Moreover, according to ISO, “when the test fluid is helium (AH, BH, CH classes) and when the test fluid is methane (AM, BM, CM classes), no expected correlation exists between leak-tightness classes.” This is partly because different test fluids yield different data. Testing with helium rather than methane results in leakage rates reported in atm-cm³/s proportional to stem diameter. Although this metric more accurately defines leakage than ppm, there is no method to convert atm-cm³/s to observed ppm, making interpretation difficult when using helium to assess compliance with the EPA ≤100 ppm standard.
Ideally, low-emission valve testing should be conducted in third-party laboratories rather than by the valve manufacturer. When manufacturers hire independent third parties, impartial organizations verify that valves meet test standard requirements. Plants should then obtain valve certificates from manufacturers, including documentation of third-party verification, test locations, and results.

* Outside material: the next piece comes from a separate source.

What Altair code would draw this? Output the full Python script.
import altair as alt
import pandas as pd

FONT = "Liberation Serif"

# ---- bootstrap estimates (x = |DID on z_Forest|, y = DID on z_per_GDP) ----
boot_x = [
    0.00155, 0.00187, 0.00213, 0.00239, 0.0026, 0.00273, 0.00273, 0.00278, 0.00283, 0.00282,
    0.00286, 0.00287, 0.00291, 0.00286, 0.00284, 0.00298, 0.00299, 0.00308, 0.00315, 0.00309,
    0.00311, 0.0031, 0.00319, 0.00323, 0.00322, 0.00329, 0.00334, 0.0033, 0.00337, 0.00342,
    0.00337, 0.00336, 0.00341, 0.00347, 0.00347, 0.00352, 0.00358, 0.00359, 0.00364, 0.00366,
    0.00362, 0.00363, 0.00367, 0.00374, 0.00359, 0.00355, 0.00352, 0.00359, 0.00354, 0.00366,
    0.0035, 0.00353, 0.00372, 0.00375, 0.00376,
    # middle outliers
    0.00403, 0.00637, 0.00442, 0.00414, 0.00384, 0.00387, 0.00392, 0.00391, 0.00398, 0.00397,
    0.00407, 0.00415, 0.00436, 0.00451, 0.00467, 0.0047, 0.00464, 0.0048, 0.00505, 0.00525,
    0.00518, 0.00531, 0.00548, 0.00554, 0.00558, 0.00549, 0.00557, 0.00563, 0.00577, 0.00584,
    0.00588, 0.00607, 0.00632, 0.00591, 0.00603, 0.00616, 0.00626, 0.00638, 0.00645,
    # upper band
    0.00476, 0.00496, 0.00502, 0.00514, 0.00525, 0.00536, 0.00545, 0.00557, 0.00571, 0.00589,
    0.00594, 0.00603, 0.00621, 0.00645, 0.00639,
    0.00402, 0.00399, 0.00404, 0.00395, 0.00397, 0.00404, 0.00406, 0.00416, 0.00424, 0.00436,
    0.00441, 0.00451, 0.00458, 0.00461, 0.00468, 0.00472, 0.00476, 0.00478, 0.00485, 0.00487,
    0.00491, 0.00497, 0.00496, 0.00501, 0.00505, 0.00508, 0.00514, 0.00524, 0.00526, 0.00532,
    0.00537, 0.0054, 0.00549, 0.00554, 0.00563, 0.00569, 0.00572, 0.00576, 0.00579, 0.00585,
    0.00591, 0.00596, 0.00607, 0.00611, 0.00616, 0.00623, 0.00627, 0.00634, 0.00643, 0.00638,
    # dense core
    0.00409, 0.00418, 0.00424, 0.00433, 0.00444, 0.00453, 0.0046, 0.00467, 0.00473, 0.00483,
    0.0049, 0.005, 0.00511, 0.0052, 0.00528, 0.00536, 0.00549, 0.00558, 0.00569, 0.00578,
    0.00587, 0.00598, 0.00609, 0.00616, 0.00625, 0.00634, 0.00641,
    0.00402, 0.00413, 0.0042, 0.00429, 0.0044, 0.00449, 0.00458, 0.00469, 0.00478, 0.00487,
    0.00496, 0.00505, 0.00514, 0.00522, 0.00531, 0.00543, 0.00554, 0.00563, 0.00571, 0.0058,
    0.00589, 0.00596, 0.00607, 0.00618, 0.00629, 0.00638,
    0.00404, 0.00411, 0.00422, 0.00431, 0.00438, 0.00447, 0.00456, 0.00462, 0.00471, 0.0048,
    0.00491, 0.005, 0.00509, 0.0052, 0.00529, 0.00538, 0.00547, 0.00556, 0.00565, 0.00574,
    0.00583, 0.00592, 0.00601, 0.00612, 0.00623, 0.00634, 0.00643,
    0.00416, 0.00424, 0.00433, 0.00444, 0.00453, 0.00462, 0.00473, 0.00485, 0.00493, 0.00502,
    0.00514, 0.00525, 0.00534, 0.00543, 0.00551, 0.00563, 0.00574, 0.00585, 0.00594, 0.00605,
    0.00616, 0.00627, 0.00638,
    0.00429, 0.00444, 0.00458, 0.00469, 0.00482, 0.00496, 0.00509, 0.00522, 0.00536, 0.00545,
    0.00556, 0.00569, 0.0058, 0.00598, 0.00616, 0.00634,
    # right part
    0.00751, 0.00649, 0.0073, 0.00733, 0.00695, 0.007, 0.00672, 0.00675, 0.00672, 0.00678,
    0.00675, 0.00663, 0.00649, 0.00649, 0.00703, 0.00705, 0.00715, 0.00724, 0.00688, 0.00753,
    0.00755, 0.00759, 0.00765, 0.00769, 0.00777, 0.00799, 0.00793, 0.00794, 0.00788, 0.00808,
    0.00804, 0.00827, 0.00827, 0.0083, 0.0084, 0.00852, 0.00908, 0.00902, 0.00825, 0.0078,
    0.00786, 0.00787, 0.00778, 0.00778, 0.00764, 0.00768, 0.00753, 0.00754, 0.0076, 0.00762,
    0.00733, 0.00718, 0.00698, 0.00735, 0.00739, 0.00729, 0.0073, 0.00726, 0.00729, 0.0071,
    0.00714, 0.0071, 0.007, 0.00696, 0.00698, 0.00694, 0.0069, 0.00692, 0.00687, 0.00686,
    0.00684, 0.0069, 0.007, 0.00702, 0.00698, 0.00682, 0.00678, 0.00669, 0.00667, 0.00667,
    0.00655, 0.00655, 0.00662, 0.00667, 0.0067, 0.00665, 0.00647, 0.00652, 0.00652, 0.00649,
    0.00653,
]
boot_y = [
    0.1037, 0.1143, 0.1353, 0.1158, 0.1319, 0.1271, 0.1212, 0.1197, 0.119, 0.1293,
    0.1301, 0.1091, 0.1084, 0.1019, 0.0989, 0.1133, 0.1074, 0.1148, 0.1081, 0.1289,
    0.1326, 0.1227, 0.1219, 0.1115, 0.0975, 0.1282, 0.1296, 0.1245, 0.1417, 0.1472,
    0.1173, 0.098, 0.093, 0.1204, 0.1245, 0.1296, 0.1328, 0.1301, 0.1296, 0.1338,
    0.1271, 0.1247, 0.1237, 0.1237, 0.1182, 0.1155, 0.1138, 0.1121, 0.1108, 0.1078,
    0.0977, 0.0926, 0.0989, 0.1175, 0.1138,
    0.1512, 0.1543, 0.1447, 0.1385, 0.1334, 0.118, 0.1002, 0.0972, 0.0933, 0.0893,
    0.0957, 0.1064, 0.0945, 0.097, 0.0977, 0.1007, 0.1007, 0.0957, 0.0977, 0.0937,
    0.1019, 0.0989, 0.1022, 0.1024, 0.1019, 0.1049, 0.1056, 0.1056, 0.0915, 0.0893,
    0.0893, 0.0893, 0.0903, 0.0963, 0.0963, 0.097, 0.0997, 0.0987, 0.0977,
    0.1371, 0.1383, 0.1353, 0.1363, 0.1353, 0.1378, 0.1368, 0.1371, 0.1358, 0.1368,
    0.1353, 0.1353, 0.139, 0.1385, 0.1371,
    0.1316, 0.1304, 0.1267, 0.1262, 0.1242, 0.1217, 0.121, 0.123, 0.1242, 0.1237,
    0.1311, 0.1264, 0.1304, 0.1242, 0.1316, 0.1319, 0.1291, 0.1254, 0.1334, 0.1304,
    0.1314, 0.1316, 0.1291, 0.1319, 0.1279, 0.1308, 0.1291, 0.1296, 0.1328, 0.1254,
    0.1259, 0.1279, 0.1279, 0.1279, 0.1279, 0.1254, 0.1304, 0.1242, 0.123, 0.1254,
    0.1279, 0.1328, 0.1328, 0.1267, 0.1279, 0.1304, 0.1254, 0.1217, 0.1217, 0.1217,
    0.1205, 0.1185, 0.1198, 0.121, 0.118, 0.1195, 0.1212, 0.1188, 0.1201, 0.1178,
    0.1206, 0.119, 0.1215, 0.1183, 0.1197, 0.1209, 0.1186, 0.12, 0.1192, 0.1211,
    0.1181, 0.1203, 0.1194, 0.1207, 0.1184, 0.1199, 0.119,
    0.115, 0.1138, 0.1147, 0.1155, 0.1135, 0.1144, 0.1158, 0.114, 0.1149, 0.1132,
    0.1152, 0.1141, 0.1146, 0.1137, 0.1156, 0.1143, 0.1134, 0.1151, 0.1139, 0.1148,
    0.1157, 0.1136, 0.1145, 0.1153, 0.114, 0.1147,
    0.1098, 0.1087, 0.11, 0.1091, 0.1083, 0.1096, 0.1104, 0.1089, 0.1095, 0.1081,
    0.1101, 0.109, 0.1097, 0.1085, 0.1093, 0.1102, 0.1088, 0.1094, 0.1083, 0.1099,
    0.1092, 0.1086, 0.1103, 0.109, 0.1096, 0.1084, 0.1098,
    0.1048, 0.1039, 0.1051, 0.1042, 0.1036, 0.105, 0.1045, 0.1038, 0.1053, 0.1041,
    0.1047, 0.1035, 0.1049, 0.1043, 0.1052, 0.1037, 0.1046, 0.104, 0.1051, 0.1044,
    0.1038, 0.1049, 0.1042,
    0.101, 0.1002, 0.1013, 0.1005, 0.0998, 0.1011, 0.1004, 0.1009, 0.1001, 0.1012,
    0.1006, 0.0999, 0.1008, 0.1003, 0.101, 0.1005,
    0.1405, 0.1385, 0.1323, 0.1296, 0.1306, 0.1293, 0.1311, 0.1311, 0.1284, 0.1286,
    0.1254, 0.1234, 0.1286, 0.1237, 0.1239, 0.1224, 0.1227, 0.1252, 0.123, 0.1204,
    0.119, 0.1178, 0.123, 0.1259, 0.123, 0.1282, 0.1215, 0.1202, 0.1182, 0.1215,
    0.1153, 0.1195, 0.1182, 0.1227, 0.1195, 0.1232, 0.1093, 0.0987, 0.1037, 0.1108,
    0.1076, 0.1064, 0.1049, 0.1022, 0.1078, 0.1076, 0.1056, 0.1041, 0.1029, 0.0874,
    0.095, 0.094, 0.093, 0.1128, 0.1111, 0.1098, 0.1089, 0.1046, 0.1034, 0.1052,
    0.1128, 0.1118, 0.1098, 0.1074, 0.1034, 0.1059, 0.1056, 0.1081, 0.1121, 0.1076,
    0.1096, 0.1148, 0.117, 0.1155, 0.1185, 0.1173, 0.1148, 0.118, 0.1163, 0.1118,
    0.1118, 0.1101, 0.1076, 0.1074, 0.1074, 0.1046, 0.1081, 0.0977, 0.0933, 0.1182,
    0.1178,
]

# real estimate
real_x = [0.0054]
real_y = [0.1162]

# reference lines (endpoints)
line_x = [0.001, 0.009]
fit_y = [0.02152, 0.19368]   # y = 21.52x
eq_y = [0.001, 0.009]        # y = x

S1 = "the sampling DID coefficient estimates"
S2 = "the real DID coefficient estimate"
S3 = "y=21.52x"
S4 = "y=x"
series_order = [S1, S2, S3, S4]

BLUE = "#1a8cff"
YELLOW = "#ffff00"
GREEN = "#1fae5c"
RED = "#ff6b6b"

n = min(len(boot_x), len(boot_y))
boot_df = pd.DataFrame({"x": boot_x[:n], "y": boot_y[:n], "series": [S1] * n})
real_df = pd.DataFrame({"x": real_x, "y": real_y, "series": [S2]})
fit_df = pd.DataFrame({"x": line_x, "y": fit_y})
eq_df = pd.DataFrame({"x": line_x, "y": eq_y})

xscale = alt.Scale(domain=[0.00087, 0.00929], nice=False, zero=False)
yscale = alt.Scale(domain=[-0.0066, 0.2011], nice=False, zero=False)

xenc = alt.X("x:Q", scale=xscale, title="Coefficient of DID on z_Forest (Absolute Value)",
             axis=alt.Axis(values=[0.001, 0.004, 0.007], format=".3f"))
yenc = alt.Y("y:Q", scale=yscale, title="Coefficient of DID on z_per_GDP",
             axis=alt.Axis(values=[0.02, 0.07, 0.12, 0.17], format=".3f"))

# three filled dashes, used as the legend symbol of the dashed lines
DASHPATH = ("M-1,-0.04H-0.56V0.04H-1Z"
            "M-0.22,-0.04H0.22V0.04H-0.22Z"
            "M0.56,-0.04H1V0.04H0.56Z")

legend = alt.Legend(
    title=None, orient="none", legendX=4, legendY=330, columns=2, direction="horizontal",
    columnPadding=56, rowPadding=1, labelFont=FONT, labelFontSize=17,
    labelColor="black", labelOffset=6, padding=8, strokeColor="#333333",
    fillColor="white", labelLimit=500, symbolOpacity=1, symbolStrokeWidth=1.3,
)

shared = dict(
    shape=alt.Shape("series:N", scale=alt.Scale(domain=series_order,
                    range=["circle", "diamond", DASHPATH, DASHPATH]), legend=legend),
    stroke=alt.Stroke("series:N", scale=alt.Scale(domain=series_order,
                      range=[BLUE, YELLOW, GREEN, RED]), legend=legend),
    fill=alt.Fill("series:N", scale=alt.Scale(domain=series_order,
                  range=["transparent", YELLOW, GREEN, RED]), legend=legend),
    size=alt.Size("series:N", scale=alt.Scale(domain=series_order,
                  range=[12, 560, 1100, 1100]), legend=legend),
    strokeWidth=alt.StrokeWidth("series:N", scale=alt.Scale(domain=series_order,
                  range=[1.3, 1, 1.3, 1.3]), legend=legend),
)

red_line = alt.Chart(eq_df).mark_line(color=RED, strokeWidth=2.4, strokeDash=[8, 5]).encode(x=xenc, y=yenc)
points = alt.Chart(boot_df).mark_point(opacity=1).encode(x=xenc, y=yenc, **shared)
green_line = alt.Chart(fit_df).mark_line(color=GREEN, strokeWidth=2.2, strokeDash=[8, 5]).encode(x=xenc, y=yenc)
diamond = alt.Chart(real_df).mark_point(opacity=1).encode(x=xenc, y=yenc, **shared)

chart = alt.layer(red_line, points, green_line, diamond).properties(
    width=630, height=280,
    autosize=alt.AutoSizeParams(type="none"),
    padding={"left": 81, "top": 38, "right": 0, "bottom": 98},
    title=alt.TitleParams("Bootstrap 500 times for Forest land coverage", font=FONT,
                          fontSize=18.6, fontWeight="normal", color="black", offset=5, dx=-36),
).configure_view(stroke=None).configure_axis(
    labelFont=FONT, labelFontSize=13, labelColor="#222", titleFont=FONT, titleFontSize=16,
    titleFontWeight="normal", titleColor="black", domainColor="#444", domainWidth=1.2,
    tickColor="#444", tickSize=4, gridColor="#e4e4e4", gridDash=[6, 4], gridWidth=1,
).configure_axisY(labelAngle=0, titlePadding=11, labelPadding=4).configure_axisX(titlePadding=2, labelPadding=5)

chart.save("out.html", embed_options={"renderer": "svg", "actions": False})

The importance of third-party testing lies in its fairness and reliability. Independent laboratories provide objective results, avoiding biases due to manufacturer interests. Through third-party testing, plants can more accurately evaluate valve low-emission performance and make informed purchasing decisions.
In practice, selecting the appropriate low-emission valve according to specific operating conditions is critical. Some common application cases include:
For ambient temperature CL2 gas and phosgene, ISO 15848 Class A leakage is generally required. For globe valves, bellows + PTFE packing dynamic seals are used, with PTFE-wound gaskets and body-cover flanges in male-female configurations. This design effectively reduces leaks and meets stringent environmental requirements.
For ambient and high-temperature hydrogen, ISO 15848 Class B or API 624 100 ppm leakage standards are generally required. For gate valves, low-leakage graphite packing sets are selected, with gaskets in corrugated or wound structures. These material and structural choices ensure valve sealing under high-temperature and high-pressure conditions, minimizing hydrogen leakage.
When selecting low-emission valves, plants should consider the following:
Manufacturer Reputation and Guarantee: Choose a reputable manufacturer and request a written guarantee that the valve leakage rate will not exceed 0.01% within five years.
Third-Party Testing: Ideally, testing should be conducted by an independent laboratory rather than the manufacturer. Third-party results are more impartial and reliable.
Applicability of Test Standards: Ensure the valve's test standards match actual operating conditions. For example, for high-temperature hydrogen, select valves compliant with API 624 or ISO 15848 Class B standards.
Cost vs. Benefit: Although low-emission valves may be more expensive, reducing fugitive emissions minimizes environmental risks and potential fines, offering significant long-term economic benefits.
Low-emission valves play a vital role in reducing fugitive emissions in industrial facilities. By adopting scientific testing methods and adhering to strict industry standards, valve leakage rates can be effectively reduced, improving environmental quality. When selecting low-emission valves, plants should comprehensively consider manufacturer reputation, third-party test results, the applicability of test standards, and cost-benefit analysis. Only then can they ensure optimal valve performance under real operating conditions, providing strong support for environmental protection and safe production.